**Excerpted data**
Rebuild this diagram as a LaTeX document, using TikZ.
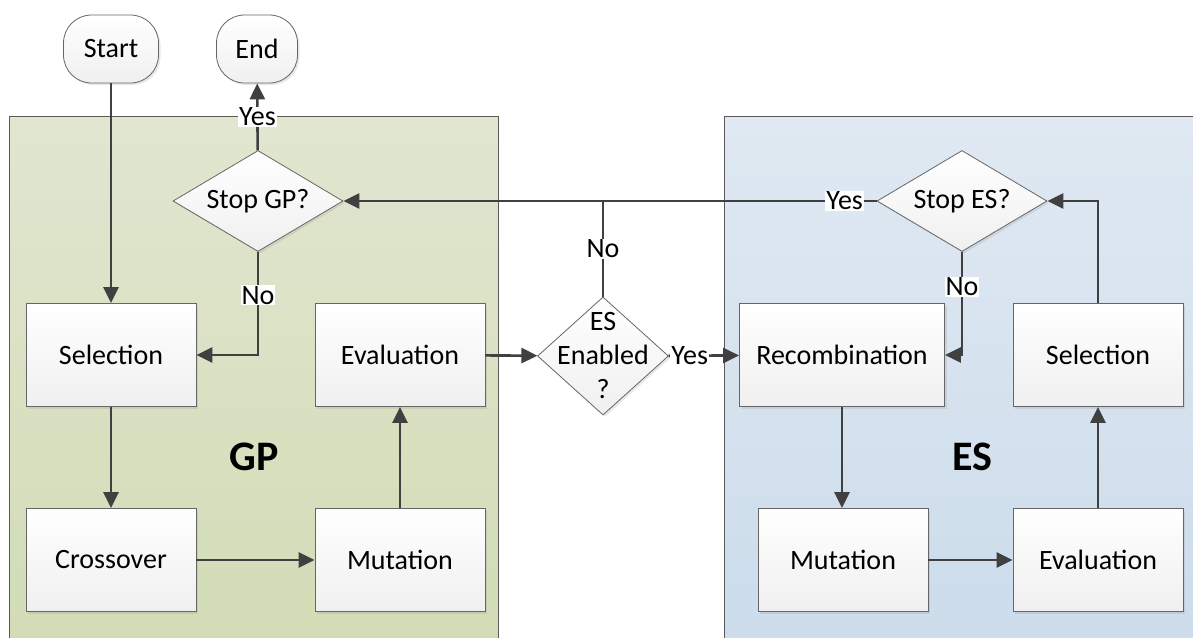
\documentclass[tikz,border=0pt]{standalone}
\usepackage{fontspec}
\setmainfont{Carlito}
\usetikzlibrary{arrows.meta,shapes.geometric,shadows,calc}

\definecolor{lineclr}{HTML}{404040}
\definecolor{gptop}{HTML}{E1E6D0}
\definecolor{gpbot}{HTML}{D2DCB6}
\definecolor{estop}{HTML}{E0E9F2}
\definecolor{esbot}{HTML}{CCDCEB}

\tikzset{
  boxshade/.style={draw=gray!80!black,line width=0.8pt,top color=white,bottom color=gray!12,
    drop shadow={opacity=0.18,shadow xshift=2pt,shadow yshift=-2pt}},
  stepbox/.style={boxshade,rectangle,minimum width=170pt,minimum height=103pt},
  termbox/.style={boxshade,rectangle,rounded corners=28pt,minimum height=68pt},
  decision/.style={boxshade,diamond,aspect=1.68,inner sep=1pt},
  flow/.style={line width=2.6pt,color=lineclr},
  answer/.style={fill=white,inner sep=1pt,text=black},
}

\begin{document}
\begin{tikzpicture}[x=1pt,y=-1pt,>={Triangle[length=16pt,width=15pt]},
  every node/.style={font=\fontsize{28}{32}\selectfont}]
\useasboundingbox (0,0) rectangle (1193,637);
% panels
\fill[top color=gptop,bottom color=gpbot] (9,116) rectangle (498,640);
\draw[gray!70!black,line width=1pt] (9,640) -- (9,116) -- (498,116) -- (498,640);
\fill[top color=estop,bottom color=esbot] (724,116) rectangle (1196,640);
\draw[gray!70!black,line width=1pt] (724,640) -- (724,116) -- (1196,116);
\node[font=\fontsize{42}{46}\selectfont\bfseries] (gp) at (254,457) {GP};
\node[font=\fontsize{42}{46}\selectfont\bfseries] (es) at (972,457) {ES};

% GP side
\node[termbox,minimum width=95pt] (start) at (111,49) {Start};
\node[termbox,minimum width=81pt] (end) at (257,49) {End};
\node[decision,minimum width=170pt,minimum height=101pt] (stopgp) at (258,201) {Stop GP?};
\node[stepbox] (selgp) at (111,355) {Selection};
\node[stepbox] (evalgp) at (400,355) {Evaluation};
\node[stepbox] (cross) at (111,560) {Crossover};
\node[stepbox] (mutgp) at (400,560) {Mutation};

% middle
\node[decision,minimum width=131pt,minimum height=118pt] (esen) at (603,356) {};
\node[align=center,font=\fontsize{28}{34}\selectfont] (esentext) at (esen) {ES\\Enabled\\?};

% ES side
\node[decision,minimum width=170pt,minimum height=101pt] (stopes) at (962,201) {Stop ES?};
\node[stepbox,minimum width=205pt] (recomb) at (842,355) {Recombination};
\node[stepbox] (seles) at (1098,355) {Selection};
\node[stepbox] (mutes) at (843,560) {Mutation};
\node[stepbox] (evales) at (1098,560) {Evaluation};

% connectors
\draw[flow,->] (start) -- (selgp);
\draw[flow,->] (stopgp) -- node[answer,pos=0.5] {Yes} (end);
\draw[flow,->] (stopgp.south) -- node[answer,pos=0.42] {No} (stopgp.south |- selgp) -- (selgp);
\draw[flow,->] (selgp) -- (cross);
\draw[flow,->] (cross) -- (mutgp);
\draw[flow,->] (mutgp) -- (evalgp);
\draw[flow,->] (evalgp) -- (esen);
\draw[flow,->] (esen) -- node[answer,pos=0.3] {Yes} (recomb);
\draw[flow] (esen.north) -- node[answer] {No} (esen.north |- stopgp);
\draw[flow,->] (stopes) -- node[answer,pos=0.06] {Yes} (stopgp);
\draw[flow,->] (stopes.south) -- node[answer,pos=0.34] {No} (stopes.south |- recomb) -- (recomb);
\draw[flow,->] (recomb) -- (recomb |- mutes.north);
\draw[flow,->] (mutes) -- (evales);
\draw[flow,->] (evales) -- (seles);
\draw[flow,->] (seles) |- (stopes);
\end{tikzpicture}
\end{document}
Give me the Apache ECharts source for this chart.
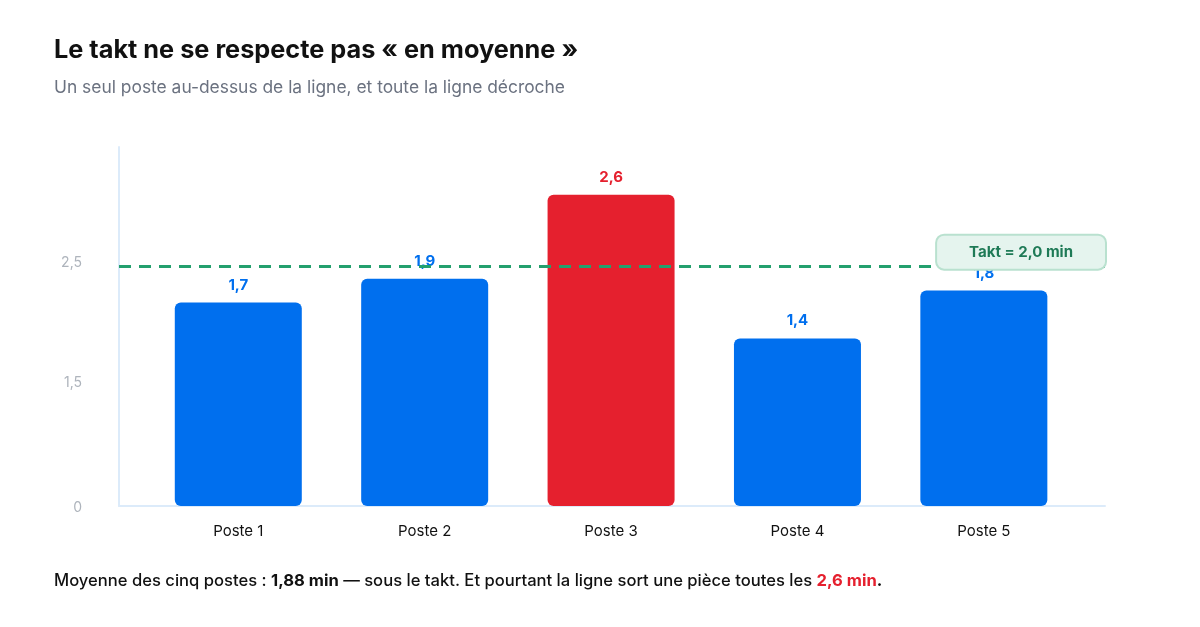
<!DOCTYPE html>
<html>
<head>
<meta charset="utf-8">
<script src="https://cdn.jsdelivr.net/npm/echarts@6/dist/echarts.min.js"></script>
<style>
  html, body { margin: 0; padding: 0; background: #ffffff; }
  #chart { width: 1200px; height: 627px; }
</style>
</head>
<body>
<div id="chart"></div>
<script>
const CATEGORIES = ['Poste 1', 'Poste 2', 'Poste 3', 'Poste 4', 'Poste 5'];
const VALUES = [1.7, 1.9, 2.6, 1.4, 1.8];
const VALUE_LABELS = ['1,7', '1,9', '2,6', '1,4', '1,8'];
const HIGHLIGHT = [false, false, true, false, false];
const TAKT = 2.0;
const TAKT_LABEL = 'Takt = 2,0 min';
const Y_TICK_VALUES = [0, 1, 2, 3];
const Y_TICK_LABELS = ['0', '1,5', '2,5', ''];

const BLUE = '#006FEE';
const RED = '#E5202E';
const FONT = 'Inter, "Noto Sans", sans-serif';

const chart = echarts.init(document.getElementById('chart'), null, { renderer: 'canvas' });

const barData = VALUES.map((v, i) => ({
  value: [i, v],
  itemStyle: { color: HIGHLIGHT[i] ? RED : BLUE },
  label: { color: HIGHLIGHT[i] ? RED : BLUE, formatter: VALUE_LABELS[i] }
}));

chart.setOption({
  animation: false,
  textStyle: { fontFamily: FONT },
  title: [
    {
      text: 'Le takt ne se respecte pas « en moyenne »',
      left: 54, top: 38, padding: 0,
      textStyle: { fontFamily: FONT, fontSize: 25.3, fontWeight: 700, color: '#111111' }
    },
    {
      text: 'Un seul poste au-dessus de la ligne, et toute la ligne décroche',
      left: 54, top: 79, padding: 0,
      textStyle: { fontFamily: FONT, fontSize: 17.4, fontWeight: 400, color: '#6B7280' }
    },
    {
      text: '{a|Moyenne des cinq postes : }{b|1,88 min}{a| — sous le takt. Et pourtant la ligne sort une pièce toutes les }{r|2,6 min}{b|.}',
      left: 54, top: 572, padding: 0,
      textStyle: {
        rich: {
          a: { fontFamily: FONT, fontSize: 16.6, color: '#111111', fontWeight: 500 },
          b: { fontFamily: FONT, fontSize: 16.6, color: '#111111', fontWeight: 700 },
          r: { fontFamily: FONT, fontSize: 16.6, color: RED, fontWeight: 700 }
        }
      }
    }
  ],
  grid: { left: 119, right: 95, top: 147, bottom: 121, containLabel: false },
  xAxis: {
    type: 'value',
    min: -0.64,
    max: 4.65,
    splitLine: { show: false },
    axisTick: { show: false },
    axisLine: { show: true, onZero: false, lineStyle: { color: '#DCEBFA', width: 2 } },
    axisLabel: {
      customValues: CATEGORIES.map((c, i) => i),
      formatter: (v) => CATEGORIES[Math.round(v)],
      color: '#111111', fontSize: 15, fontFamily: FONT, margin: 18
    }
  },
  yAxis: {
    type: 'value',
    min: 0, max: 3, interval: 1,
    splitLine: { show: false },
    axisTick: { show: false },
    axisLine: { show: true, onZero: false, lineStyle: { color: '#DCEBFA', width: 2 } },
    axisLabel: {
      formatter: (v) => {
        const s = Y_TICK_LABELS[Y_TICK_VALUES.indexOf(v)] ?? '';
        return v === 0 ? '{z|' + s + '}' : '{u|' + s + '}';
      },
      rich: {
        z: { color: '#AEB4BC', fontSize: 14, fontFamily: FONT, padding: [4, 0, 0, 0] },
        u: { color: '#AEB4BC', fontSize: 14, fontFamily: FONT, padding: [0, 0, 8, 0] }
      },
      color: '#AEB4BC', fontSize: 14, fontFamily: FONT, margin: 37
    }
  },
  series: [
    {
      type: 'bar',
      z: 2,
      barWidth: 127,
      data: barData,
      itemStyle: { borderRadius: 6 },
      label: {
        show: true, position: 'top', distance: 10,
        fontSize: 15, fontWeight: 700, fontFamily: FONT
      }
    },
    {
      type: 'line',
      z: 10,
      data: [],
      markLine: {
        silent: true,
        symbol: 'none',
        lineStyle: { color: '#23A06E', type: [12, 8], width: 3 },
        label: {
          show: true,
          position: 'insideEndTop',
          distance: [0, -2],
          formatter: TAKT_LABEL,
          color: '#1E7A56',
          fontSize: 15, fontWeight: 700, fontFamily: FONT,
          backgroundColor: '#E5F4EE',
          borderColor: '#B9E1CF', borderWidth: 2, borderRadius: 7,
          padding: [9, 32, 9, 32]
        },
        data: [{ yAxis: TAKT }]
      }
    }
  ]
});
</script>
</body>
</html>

**Objective**
List the lines of the material in which the word "this" occurs.

**Finished exercise**
Rebuild this diagram as a LaTeX document, using TikZ.
Give me the Apache ECharts source for this chart.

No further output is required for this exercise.